### Available data
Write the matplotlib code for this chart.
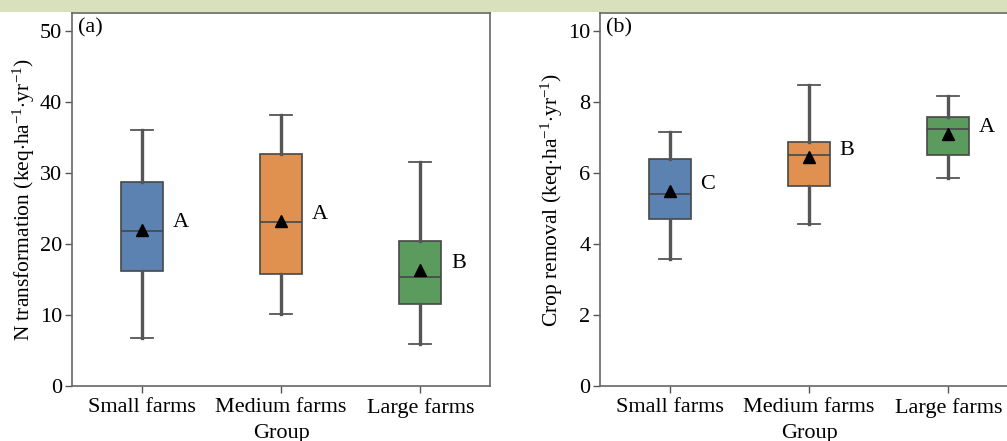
import matplotlib
matplotlib.use("Agg")
import matplotlib.pyplot as plt
from matplotlib.patches import Rectangle

plt.rcParams['font.family'] = ['Liberation Serif', 'DejaVu Serif']
plt.rcParams['mathtext.fontset'] = 'custom'
plt.rcParams['mathtext.rm'] = 'Liberation Serif'
plt.rcParams['mathtext.it'] = 'Liberation Serif:italic'

groups = ["Small farms", "Medium farms", "Large farms"]
colors = ["#5b82b0", "#e0904f", "#5b9c5e"]

# Panel (a): N transformation
a_whislo = [6.7, 10.2, 5.9]
a_q1 = [16.2, 15.7, 11.6]
a_med = [21.8, 23.1, 15.3]
a_q3 = [28.7, 32.6, 20.4]
a_whishi = [36.1, 38.1, 31.5]
a_mean = [22.0, 23.2, 16.3]
a_letters = ["A", "A", "B"]

# Panel (b): Crop removal
b_whislo = [3.58, 4.56, 5.85]
b_q1 = [4.71, 5.64, 6.51]
b_med = [5.41, 6.51, 7.24]
b_q3 = [6.39, 6.87, 7.56]
b_whishi = [7.16, 8.47, 8.17]
b_mean = [5.48, 6.44, 7.08]
b_letters = ["C", "B", "A"]

FS = 16
W, H = 1007, 441
fig = plt.figure(figsize=(W / 100, H / 100), dpi=100)
fig.patches.append(Rectangle((0, (H - 12) / H), 1, 12 / H, transform=fig.transFigure,
                             facecolor="#d8e0bc", edgecolor="none", zorder=0))

ax_a = fig.add_axes([72 / W, (H - 386) / H, 418 / W, 373 / H])
ax_b = fig.add_axes([600 / W, (H - 386) / H, 418 / W, 373 / H])


def draw(ax, whislo, q1, med, q3, whishi, mean, letters, ylim, yticks, ylabel, tag, lpad):
    stats = []
    for i in range(len(groups)):
        stats.append(dict(whislo=whislo[i], q1=q1[i], med=med[i], q3=q3[i],
                          whishi=whishi[i], mean=mean[i], fliers=[], label=groups[i]))
    bp = ax.bxp(stats, positions=range(len(groups)), widths=0.3, showmeans=True,
                patch_artist=True, showfliers=False, capwidths=0.16,
                boxprops=dict(edgecolor="#474747", linewidth=1.2),
                whiskerprops=dict(color="#555555", linewidth=2.4),
                capprops=dict(color="#555555", linewidth=1.3),
                medianprops=dict(color="#474747", linewidth=1.2),
                meanprops=dict(marker="^", markerfacecolor="black", markeredgecolor="black",
                               markersize=8.5))
    for patch, c in zip(bp["boxes"], colors):
        patch.set_facecolor(c)
    for i in range(len(groups)):
        ax.annotate(letters[i], xy=(i + 0.22, mean[i]), xytext=(0, 5), textcoords="offset points",
                    ha="left", va="center", fontsize=FS)
    ax.set_xlim(-0.5, 2.5)
    ax.set_ylim(*ylim)
    ax.set_yticks(yticks)
    ax.set_xticks(range(len(groups)))
    ax.set_xticklabels(groups)
    ax.set_xlabel("Group", fontsize=FS, labelpad=4)
    ax.set_ylabel(ylabel, fontsize=15.5, labelpad=lpad)
    ax.tick_params(axis="both", labelsize=FS, length=5, width=1, color="#555555", pad=2)
    ax.tick_params(axis="x", pad=4)
    for s in ax.spines.values():
        s.set_color("#666666")
        s.set_linewidth(1.2)
    ax.text(0.015, 0.985, tag, transform=ax.transAxes, ha="left", va="top", fontsize=FS)


draw(ax_a, a_whislo, a_q1, a_med, a_q3, a_whishi, a_mean, a_letters, (0, 52.5),
     [0, 10, 20, 30, 40, 50], r"N transformation (keq$\cdot$ha$^{-1}$$\cdot$yr$^{-1}$)", "(a)", 2)
draw(ax_b, b_whislo, b_q1, b_med, b_q3, b_whishi, b_mean, b_letters, (0, 10.5),
     [0, 2, 4, 6, 8, 10], r"Crop removal (keq$\cdot$ha$^{-1}$$\cdot$yr$^{-1}$)", "(b)", 2)

fig.savefig("out.png", dpi=100)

### What is needed
Pictures are excluded; output everything else in the data verbatim.

### Response for this exercise
Write the matplotlib code for this chart.
import matplotlib
matplotlib.use("Agg")
import matplotlib.pyplot as plt
from matplotlib.patches import Rectangle

plt.rcParams['font.family'] = ['Liberation Serif', 'DejaVu Serif']
plt.rcParams['mathtext.fontset'] = 'custom'
plt.rcParams['mathtext.rm'] = 'Liberation Serif'
plt.rcParams['mathtext.it'] = 'Liberation Serif:italic'

groups = ["Small farms", "Medium farms", "Large farms"]
colors = ["#5b82b0", "#e0904f", "#5b9c5e"]

# Panel (a): N transformation
a_whislo = [6.7, 10.2, 5.9]
a_q1 = [16.2, 15.7, 11.6]
a_med = [21.8, 23.1, 15.3]
a_q3 = [28.7, 32.6, 20.4]
a_whishi = [36.1, 38.1, 31.5]
a_mean = [22.0, 23.2, 16.3]
a_letters = ["A", "A", "B"]

# Panel (b): Crop removal
b_whislo = [3.58, 4.56, 5.85]
b_q1 = [4.71, 5.64, 6.51]
b_med = [5.41, 6.51, 7.24]
b_q3 = [6.39, 6.87, 7.56]
b_whishi = [7.16, 8.47, 8.17]
b_mean = [5.48, 6.44, 7.08]
b_letters = ["C", "B", "A"]

FS = 16
W, H = 1007, 441
fig = plt.figure(figsize=(W / 100, H / 100), dpi=100)
fig.patches.append(Rectangle((0, (H - 12) / H), 1, 12 / H, transform=fig.transFigure,
                             facecolor="#d8e0bc", edgecolor="none", zorder=0))

ax_a = fig.add_axes([72 / W, (H - 386) / H, 418 / W, 373 / H])
ax_b = fig.add_axes([600 / W, (H - 386) / H, 418 / W, 373 / H])


def draw(ax, whislo, q1, med, q3, whishi, mean, letters, ylim, yticks, ylabel, tag, lpad):
    stats = []
    for i in range(len(groups)):
        stats.append(dict(whislo=whislo[i], q1=q1[i], med=med[i], q3=q3[i],
                          whishi=whishi[i], mean=mean[i], fliers=[], label=groups[i]))
    bp = ax.bxp(stats, positions=range(len(groups)), widths=0.3, showmeans=True,
                patch_artist=True, showfliers=False, capwidths=0.16,
                boxprops=dict(edgecolor="#474747", linewidth=1.2),
                whiskerprops=dict(color="#555555", linewidth=2.4),
                capprops=dict(color="#555555", linewidth=1.3),
                medianprops=dict(color="#474747", linewidth=1.2),
                meanprops=dict(marker="^", markerfacecolor="black", markeredgecolor="black",
                               markersize=8.5))
    for patch, c in zip(bp["boxes"], colors):
        patch.set_facecolor(c)
    for i in range(len(groups)):
        ax.annotate(letters[i], xy=(i + 0.22, mean[i]), xytext=(0, 5), textcoords="offset points",
                    ha="left", va="center", fontsize=FS)
    ax.set_xlim(-0.5, 2.5)
    ax.set_ylim(*ylim)
    ax.set_yticks(yticks)
    ax.set_xticks(range(len(groups)))
    ax.set_xticklabels(groups)
    ax.set_xlabel("Group", fontsize=FS, labelpad=4)
    ax.set_ylabel(ylabel, fontsize=15.5, labelpad=lpad)
    ax.tick_params(axis="both", labelsize=FS, length=5, width=1, color="#555555", pad=2)
    ax.tick_params(axis="x", pad=4)
    for s in ax.spines.values():
        s.set_color("#666666")
        s.set_linewidth(1.2)
    ax.text(0.015, 0.985, tag, transform=ax.transAxes, ha="left", va="top", fontsize=FS)


draw(ax_a, a_whislo, a_q1, a_med, a_q3, a_whishi, a_mean, a_letters, (0, 52.5),
     [0, 10, 20, 30, 40, 50], r"N transformation (keq$\cdot$ha$^{-1}$$\cdot$yr$^{-1}$)", "(a)", 2)
draw(ax_b, b_whislo, b_q1, b_med, b_q3, b_whishi, b_mean, b_letters, (0, 10.5),
     [0, 2, 4, 6, 8, 10], r"Crop removal (keq$\cdot$ha$^{-1}$$\cdot$yr$^{-1}$)", "(b)", 2)

fig.savefig("out.png", dpi=100)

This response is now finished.